Испанцы были парализованы настоящим ужасом, когда их настигла третья буря. Никакие приказы не могли заставить рядовых матросов продолжать военную кампанию. Остатки Армады потянулись назад, к берегам Испании. Крестовый поход против еретиков провалился благодаря «козням дьявола».
А в Англии еще долго, чуть ли не два месяца, не знали об «одержанной победе». По-прежнему здесь царило смятение, пока, наконец, не стало понятным, что Филипп счел разумным не возобновлять военные действия в более подходящее время, когда дьявол отвлечется на какие-нибудь другие дела и выпустит из вида мерзкий остров.
Такова была подлинная история гибели испанской Армады. Англичане были обязаны своей победой островному положению, трем бурям и темной репутации Фрэнсиса Дрейка. На борьбу с Армадой короной была истрачена 161 000 фунтов — колоссальные по тем временам деньги. И победа оказалась Пирровой, потому что абсолютно ничего не решила. Война с Испанией отнюдь не закончилась (в 1596 и в 1599 году Филипп снарядил против Англии новые Армады).
Война Испании и Англии медленно, но верно изматывала оба государства. Островное положение Англии и крайне неудобные бухты сделали ее фактически недоступной для завоевания. Бесконечные военные стычки, никому не приносящие победы, постепенно снова перешли в «подковерную войну». Не уповая больше на прямую интервенцию в Англии, Филипп, тем не менее, оказывал влияние буквально на все английские внутренние дела, наступая по всем фронтам. Когда в Ирландии поднялось освободительное восстание против английского владычества, именно Испания снабжала главу мятежников Тайрона деньгами и военной силой.

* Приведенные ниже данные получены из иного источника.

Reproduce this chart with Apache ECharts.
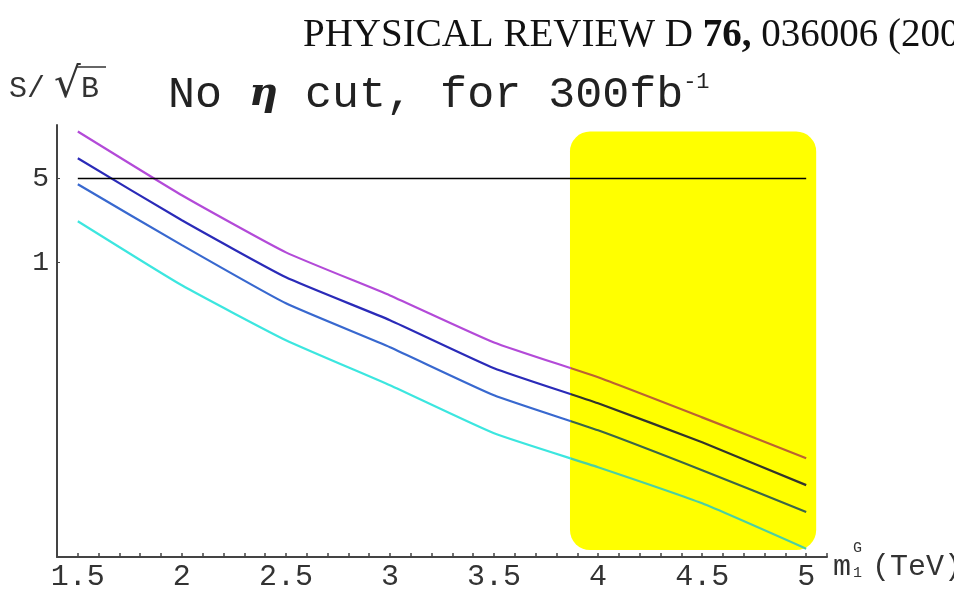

Неизвестно, чем бы обернулось для Англии это изнуряющее противоборство, если бы в 1598 году неистовый католик Филипп II не успокоился навек. Его преемник, Филипп III, слабовольный и сентиментальный человек, мало походил на прежнего короля. Бразды правления были сосредоточены в алчных руках Лерма3, который был озабочен отнюдь не государственными делами, а исключительно личным обогащением.